<<<<

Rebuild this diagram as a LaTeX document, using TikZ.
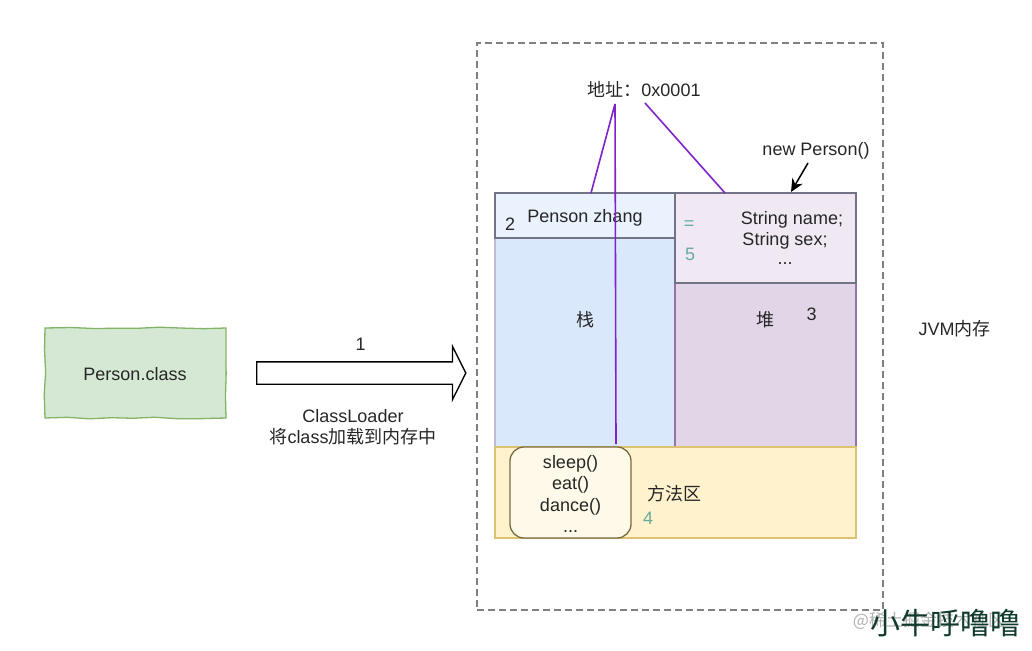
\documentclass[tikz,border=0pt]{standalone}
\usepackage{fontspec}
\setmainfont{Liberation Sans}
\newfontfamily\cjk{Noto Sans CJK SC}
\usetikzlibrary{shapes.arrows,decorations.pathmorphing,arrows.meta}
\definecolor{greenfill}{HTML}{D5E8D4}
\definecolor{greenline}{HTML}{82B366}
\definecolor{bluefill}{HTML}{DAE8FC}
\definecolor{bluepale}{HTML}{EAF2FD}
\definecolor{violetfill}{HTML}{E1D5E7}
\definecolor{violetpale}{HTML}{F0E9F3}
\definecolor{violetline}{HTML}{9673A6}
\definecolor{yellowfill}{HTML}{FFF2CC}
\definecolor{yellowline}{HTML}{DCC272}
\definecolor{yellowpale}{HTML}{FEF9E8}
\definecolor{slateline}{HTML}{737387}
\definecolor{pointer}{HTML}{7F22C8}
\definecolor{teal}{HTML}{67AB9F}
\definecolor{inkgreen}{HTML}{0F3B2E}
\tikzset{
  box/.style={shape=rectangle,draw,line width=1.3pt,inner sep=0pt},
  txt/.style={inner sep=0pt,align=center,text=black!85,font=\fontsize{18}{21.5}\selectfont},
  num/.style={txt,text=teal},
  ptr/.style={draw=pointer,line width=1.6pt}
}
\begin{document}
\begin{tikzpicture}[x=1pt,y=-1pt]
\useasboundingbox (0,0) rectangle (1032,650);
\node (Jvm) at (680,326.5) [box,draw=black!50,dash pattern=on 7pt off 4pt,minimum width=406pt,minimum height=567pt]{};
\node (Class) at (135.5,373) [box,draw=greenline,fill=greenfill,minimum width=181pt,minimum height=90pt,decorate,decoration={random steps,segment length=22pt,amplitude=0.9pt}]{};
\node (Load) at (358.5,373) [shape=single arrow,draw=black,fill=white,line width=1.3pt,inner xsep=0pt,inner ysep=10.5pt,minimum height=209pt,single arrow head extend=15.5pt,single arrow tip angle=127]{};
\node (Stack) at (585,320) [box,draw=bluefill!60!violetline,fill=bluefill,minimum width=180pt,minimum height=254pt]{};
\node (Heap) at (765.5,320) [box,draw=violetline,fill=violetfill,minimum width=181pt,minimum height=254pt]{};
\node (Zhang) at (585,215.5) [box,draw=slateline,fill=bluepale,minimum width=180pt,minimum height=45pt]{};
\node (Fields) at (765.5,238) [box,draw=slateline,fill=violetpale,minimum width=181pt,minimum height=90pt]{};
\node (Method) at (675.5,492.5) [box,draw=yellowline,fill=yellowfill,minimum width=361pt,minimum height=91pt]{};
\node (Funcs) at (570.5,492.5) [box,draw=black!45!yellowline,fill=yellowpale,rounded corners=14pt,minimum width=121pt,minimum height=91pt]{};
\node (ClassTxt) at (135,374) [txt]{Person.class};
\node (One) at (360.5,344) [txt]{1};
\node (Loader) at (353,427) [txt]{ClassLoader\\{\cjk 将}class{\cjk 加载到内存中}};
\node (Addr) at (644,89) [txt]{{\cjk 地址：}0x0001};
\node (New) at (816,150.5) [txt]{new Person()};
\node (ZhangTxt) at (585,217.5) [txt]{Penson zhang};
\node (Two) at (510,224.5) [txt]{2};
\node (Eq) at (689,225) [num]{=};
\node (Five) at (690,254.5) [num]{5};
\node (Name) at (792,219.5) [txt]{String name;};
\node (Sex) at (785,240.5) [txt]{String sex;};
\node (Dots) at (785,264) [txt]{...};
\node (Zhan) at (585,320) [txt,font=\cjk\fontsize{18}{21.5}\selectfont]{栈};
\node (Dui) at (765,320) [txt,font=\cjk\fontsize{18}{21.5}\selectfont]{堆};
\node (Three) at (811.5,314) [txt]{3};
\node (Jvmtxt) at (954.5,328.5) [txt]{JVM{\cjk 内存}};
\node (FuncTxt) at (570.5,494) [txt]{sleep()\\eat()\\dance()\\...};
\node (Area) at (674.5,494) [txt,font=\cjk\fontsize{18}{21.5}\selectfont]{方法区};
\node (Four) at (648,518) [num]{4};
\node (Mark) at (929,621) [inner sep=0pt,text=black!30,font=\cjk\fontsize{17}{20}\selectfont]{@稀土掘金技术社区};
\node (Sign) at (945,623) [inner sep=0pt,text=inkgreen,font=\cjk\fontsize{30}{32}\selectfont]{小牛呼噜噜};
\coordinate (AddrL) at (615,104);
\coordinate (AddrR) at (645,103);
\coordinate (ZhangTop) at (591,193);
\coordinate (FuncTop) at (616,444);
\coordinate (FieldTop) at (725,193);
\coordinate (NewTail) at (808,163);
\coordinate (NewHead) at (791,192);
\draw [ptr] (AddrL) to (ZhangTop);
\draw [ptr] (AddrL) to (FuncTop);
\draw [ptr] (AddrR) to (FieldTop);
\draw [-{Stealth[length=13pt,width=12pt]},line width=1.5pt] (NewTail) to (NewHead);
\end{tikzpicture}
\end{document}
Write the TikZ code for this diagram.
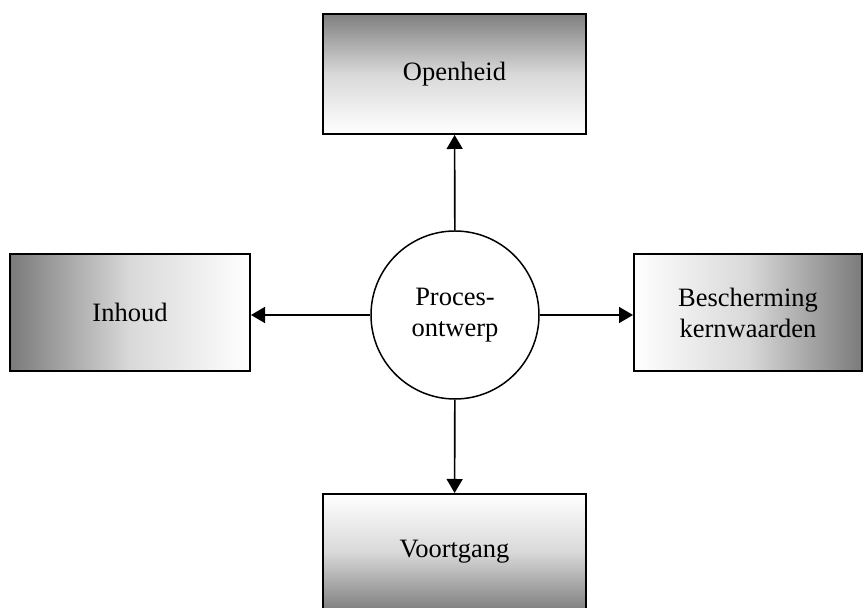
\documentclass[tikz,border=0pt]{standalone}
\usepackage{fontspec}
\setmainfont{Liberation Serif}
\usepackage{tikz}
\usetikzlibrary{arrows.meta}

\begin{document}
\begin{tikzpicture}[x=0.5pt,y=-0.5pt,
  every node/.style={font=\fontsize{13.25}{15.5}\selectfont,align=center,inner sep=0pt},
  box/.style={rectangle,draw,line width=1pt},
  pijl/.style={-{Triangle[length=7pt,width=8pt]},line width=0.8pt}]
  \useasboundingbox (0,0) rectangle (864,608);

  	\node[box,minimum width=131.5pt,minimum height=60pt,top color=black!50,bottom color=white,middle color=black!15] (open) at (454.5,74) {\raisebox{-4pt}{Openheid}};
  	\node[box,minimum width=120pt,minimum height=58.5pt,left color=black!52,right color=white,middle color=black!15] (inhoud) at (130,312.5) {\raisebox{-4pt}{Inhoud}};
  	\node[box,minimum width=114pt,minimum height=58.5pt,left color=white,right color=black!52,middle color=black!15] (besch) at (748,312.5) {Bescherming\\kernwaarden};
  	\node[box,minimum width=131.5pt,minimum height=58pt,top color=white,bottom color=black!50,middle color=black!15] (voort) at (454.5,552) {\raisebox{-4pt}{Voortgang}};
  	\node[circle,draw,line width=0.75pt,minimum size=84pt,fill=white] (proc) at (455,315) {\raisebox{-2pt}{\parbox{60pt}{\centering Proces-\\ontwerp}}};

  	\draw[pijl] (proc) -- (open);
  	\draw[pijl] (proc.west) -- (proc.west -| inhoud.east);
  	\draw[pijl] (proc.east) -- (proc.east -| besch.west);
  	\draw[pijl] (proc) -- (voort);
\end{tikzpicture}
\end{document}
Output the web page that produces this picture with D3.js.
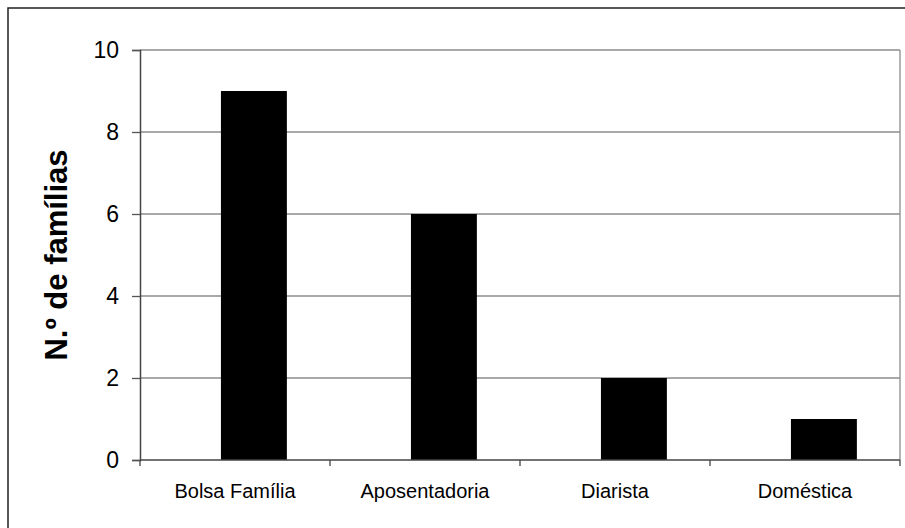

>>>>

> To do
Using the listing above, repeat word for word each line from the one with "Write the TikZ code for this diagram." down to the one with "(0,0) rectangle (864,608);", both included. Omit all pictures.

> Written reply
Write the TikZ code for this diagram.
\documentclass[tikz,border=0pt]{standalone}
\usepackage{fontspec}
\setmainfont{Liberation Serif}
\usepackage{tikz}
\usetikzlibrary{arrows.meta}

\begin{document}
\begin{tikzpicture}[x=0.5pt,y=-0.5pt,
  every node/.style={font=\fontsize{13.25}{15.5}\selectfont,align=center,inner sep=0pt},
  box/.style={rectangle,draw,line width=1pt},
  pijl/.style={-{Triangle[length=7pt,width=8pt]},line width=0.8pt}]
  \useasboundingbox (0,0) rectangle (864,608);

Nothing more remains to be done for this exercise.